Each mailbox is "opened" by some number of clients at a time, until all clients have closed it. Mailboxes are kept alive by either an open client, or a Nameplate which points to the mailbox (so when a Nameplate is deleted from inactivity, the corresponding Mailbox will be too).

The open command both marks the mailbox as being opened by the bound side, and also adds the WebSocket as subscribed to that mailbox, so new messages are delivered immediately to the connected client. There is no explicit ack to the open command, but since all clients add a message to the mailbox as soon as they connect, there will always be a message response shortly after the open goes through. The close command provokes a closed response.

The close command accepts an optional "mood" string: this allows clients to tell the server (in general terms) about their experiences with the wormhole interaction. The server records the mood in its "usage" record, so the server operator can get a sense of how many connections are succeeding and failing. The moods currently recognized by the Rendezvous Server are:

• happy (default): the PAKE key-establishment worked, and the client saw at least one valid encrypted message from its peer
• lonely: the client gave up without hearing anything from its peer
• scary: the client saw an invalid encrypted message from its peer, indicating that either the wormhole code was typed in wrong, or an attacker tried (and failed) to guess the code
• errory: the client encountered some other error: protocol problem or internal error

The server will also record pruney if it deleted the mailbox due to inactivity, or crowded if more than two sides tried to access the mailbox.

When clients use the add command to add a client-to-client message, they will put the body (a bytestring) into the command as a hex-encoded string in the body key. They will also put the message's "phase", as a string, into the phase key. See client-protocol.md for details about how different phases are used.

When a client sends open, it will get back a message response for every message in the mailbox. It will also get a real-time message for every add performed by clients later. These message responses include "side" and "phase" from the sending client, and "body" (as a hex string, encoding the binary message body). The decoded "body" will either by a random-looking cryptographic value (for the PAKE message), or a random-looking encrypted blob (for the VERSION message, as well as all application-provided payloads). The message response will also include id, copied from the id of the add message (and used only by the timing-diagram tool).

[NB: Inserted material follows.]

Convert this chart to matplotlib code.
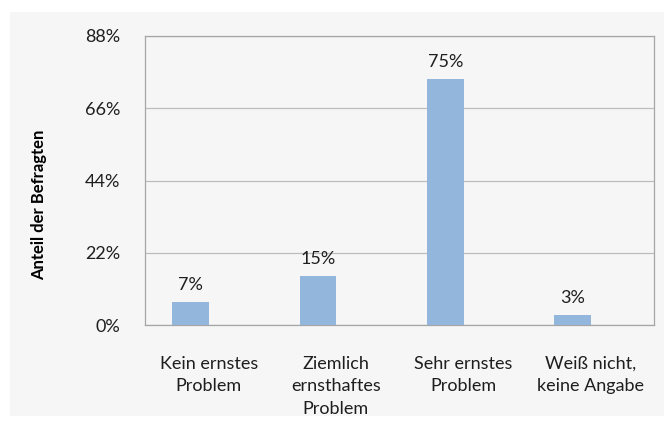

The Rendezvous Server does not de-duplicate messages, nor does it retain ordering: clients must do both if they need to.

All Message Types

This lists all message types, along with the type-specific keys for each (if any), and which ones provoke direct responses:

• S->C welcome {welcome:}
• (C->S) bind {appid:, side:}
• (C->S) list {} -> nameplates
• S->C nameplates {nameplates: [{id: str},..]}
• (C->S) allocate {} -> allocated
• S->C allocated {nameplate:}
• (C->S) claim {nameplate:} -> claimed
• S->C claimed {mailbox:}
• (C->S) release {nameplate:?} -> released
• S->C released
• (C->S) open {mailbox:}
• (C->S) add {phase: str, body: hex} -> message (to all connected clients)
• S->C message {side:, phase:, body:, id:}
• (C->S) close {mailbox:?, mood:?} -> closed
• S->C closed
• S->C ack
• (C->S) ping {ping: int} -> ping
• S->C pong {pong: int}
• S->C error {error: str, orig:}

Persistence

The server stores all messages in a database, so it should not lose any information when it is restarted. The server will not send a direct response until any side-effects (such as the message being added to the mailbox) have been safely committed to the database.

The client library knows how to resume the protocol after a reconnection event, assuming the client process itself continues to run.

Clients which terminate entirely between messages (e.g. a secure chat application, which requires multiple wormhole messages to exchange address-book entries, and which must function even if the two apps are never both running at the same time) can use "Journal Mode" to ensure forward progress is made: see "journal.md" for details.